Toen Prof. Soortkill, de grondlegger van hiphopkenniscentrum Smibanese University, negen was verhuisde hij naar de Bijlmer. Een plek waar veel verschillende culturen samenkomen en de mensen die er zijn opgegroeid onderling Smibanese spreken. Het is een taal opgebouwd uit leenwoorden, bijvoorbeeld uit het Papiaments, Ghanees of Arabisch, hiphoptaal en creatief gehussel met volgorde van letters. ‘Je moet het eigenlijk zien als een soort sociaal akkoord op taalniveau’, zei hij hierover in een uitgebreid interview in deze gids (#15, 2023).

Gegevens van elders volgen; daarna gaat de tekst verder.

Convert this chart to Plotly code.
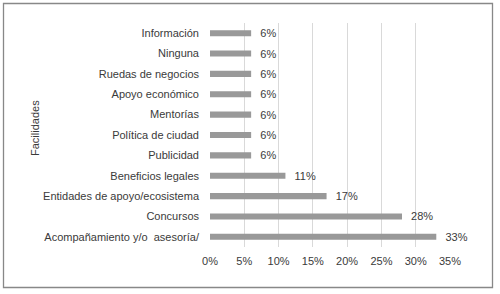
import plotly.graph_objects as go

categories = ["Información", "Ninguna", "Ruedas de negocios", "Apoyo económico",
              "Mentorías", "Política de ciudad", "Publicidad", "Beneficios legales",
              "Entidades de apoyo/ecosistema", "Concursos", "Acompañamiento y/o\u00a0 asesoría/"]
values = [0.06, 0.06, 0.06, 0.06, 0.06, 0.06, 0.06, 0.11, 0.17, 0.28, 0.33]
x_ticks = [0, 0.05, 0.10, 0.15, 0.20, 0.25, 0.30, 0.35]
x_ticktext = ["0%", "5%", "10%", "15%", "20%", "25%", "30%", "35%"]

W, H = 500, 294
L, R, T, B = 210, 50, 23, 47
pw, ph = W - L - R, H - T - B

font = dict(family="Liberation Sans, Arial, sans-serif", size=11, color="#3a3a3a")

fig = go.Figure(go.Bar(
    y=categories, x=values, orientation="h",
    marker=dict(color="#999999", line=dict(width=0)),
    width=0.3,
    text=["  " + f"{v*100:.0f}%" for v in values],
    textposition="outside",
    constraintext="none",
    textfont=font,
    cliponaxis=False,
))

fig.update_layout(
    width=W, height=H,
    margin=dict(l=L, r=R, t=T, b=B, autoexpand=False),
    paper_bgcolor="white", plot_bgcolor="white",
    font=font,
    showlegend=False,
    bargap=0.7,
    xaxis=dict(range=[0, 0.35], tickvals=x_ticks, ticktext=x_ticktext,
               showgrid=True, gridcolor="#d9d9d9", gridwidth=1,
               zeroline=False, showline=False, ticks="", ticklabelstandoff=6,
               tickfont=font, fixedrange=True),
    yaxis=dict(autorange="reversed", showgrid=False, zeroline=False, showline=False,
               ticks="", ticklabelstandoff=10, tickfont=font, fixedrange=True),
    annotations=[dict(text="Facilidades", xref="paper", yref="paper",
                      x=(35 - L) / pw, y=(H - B - 128) / ph, textangle=-90, showarrow=False,
                      font=font, xanchor="center", yanchor="middle")],
    shapes=[dict(type="rect", xref="paper", yref="paper",
                 x0=(3.5 - L) / pw, x1=(492.5 - L) / pw,
                 y0=(H - B - 287.5) / ph, y1=(H - B - 3.5) / ph,
                 line=dict(color="#888888", width=1.3), fillcolor="rgba(0,0,0,0)",
                 layer="above")],
)

fig.write_html("out.html", config={"displayModeBar": False},
               post_script="document.body.style.margin='0';document.body.style.overflow='hidden';")
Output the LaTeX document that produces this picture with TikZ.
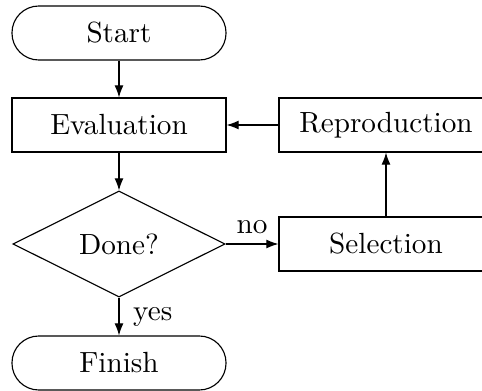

Het Smibanese is levendig als een verkeersplein en werkt verbindend als een buurthuis. Toch werd Prof. Soortkill, kind van Surinaamse ouders, verteld deze ‘straattaal’ los te laten om mee te kunnen draaien in de maatschappij. De parallellen met de koloniale geschiedenis zijn snel getrokken. Zo deed het koloniale bewind er tijdens en vooral na de afschaffing van de slavernij volgens hem alles aan om het volk in Suriname op een dwaalspoor te brengen en daar te houden. ‘Veel mensen zijn opgegroeid met het idee dat wat van hen is, minderwaardig is. Ik begon in te zien dat dit eigenlijk gewoon errors zijn die ons zijn aangeleerd. En dat moeten we reversen.’
Een eerste stap in dat reversen was het schrijven van het Smibanese Woordenboek (2021). Dit woordenboek vormt een handleiding voor de boeken die Prof. Soortkill nog in het vat heeft zitten. Vannacht spreekt hij in Nooit meer slapen over zijn recentste werk: Smibologie. Each one teach one (2023). Aan de hand van zijn eigen levensverhaal vertelt hij in dit boek hoe hiphopcultuur, zwarte bevrijdingsbewegingen en het Smibanese aanleiding kunnen geven tot zelfactualisatie van groepen die de dupe zijn van de nalatenschap van kolonialisme. Een inspirerend betoog om taal als het voertuig te zien, dat je – van dwaalspoor – terug naar huis brengt.